ST. PAUL (AP) — When it comes to war, it’s a small world.

What began as a search for the missing B-17 “Flying Fortress” co-pilot of an infamously ill-fated World War II bombing raid reunited distant family members from Minnesota and Germany.

Throw in a Dutch researcher who was determined to lay the small-town rumors of the airman’s mysterious fate to rest, and you had a tale titillating enough to garner some German media attention.

But the search’s tragic end — it’s believed the airman fell through a propeller as his plane broke apart and he plummeted to the ground — isn’t even the point anymore.

The search has driven the Minnesota daughter of one of the airman’s fellow crew members to search for what happened to other service members just like him — “faceless” soldiers and airmen, buried with oft-times little known about them other than the day they died and the county they lived in.
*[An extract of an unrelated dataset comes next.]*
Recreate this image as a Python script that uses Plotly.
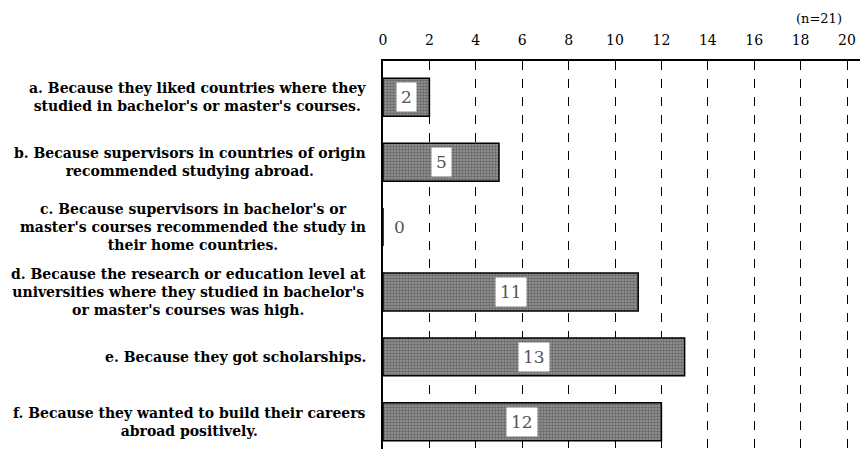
import plotly.graph_objects as go

categories = [
    "a. Because they liked countries where they<br>studied in bachelor's or master's courses.",
    "b. Because supervisors in countries of origin<br>recommended studying abroad.",
    "c. Because supervisors in bachelor's or<br>master's courses recommended the study in<br>their home countries.",
    "d. Because the research or education level at<br>universities where they studied in bachelor's<br>or master's courses was high.",
    "e. Because they got scholarships.",
    "f. Because they wanted to build their careers<br>abroad positively.",
]
keys = ["a", "b", "c", "d", "e", "f"]
values = [2, 5, 0, 11, 13, 12]
tick_vals = [0, 2, 4, 6, 8, 10, 12, 14, 16, 18, 20]
note = "(n=21)"

SERIF = "DejaVu Serif"

fig = go.Figure()
fig.add_trace(go.Bar(
    x=values, y=keys, orientation="h", width=0.585,
    marker=dict(
        color="#666666",
        line=dict(color="black", width=1.5),
        pattern=dict(shape=".", size=3, solidity=0.55, fgcolor="#363636", bgcolor="#999999"),
    ),
    hoverinfo="skip", showlegend=False,
))

annotations = []
for k, c in zip(keys, categories):
    annotations.append(dict(
        xref="paper", x=0, xanchor="right", xshift=-15,
        yref="y", y=k, yanchor="middle",
        text=c, align="center", showarrow=False,
        font=dict(family=SERIF, size=14, color="black", weight="bold"),
    ))
for k, v in zip(keys, values):
    if v > 0:
        annotations.append(dict(
            xref="x", x=v / 2, xanchor="center", yref="y", y=k,
            text=str(v), showarrow=False, bgcolor="white", borderpad=4,
            font=dict(family=SERIF, size=17, color="#555"),
        ))
    else:
        annotations.append(dict(
            xref="x", x=v, xanchor="left", xshift=9, yref="y", y=k,
            text=str(v), showarrow=False,
            font=dict(family=SERIF, size=17, color="#555"),
        ))
annotations.append(dict(
    xref="x", x=tick_vals[-1], xanchor="right", xshift=-3,
    yref="paper", y=1, yanchor="middle", yshift=43,
    text=note, showarrow=False,
    font=dict(family=SERIF, size=13, color="black"),
))

fig.update_layout(
    width=860, height=449,
    margin=dict(l=383, r=0, t=61, b=0),
    paper_bgcolor="white", plot_bgcolor="white",
    annotations=annotations,
    xaxis=dict(
        side="top", range=[0, 20.56], tickvals=tick_vals,
        showgrid=True, gridcolor="black", gridwidth=1, griddash="dash",
        showline=True, linecolor="black", linewidth=1.5,
        ticks="outside", ticklen=9, tickcolor="rgba(0,0,0,0)",
        tickfont=dict(family=SERIF, size=14, color="black"),
        zeroline=False, fixedrange=True,
    ),
    yaxis=dict(
        categoryorder="array", categoryarray=keys,
        range=[5.42, -0.56], showticklabels=False, ticks="",
        showgrid=False, zeroline=False,
        showline=True, linecolor="black", linewidth=2,
        fixedrange=True,
    ),
)

fig.write_html(
    "out.html",
    config={"displayModeBar": False},
    post_script="document.body.style.margin='0';document.body.style.overflow='hidden';",
)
Including 17 “faceless” Minnesotans buried in a distant Dutch cemetery.

“I just have their counties, I don’t even have their town,” said Peggy Linrud of Edina, who’s been calling counties for months, trying to track them.

And that suits the Dutch just fine. In fact, memorial officials are hoping for more information about the 8,301 service members interred in their Netherlands American Cemetery in Margraten. They want information — and more important, they want faces for the names, the St. Paul Pioneer Press reported.

What you have to understand about the Dutch attitude toward those graves is how fought over they are.

A drive to get people to “adopt” the gravesites years ago met with wild success. They now have a hundreds-strong waiting list of citizens, schools and community groups wanting to care for at least one of them.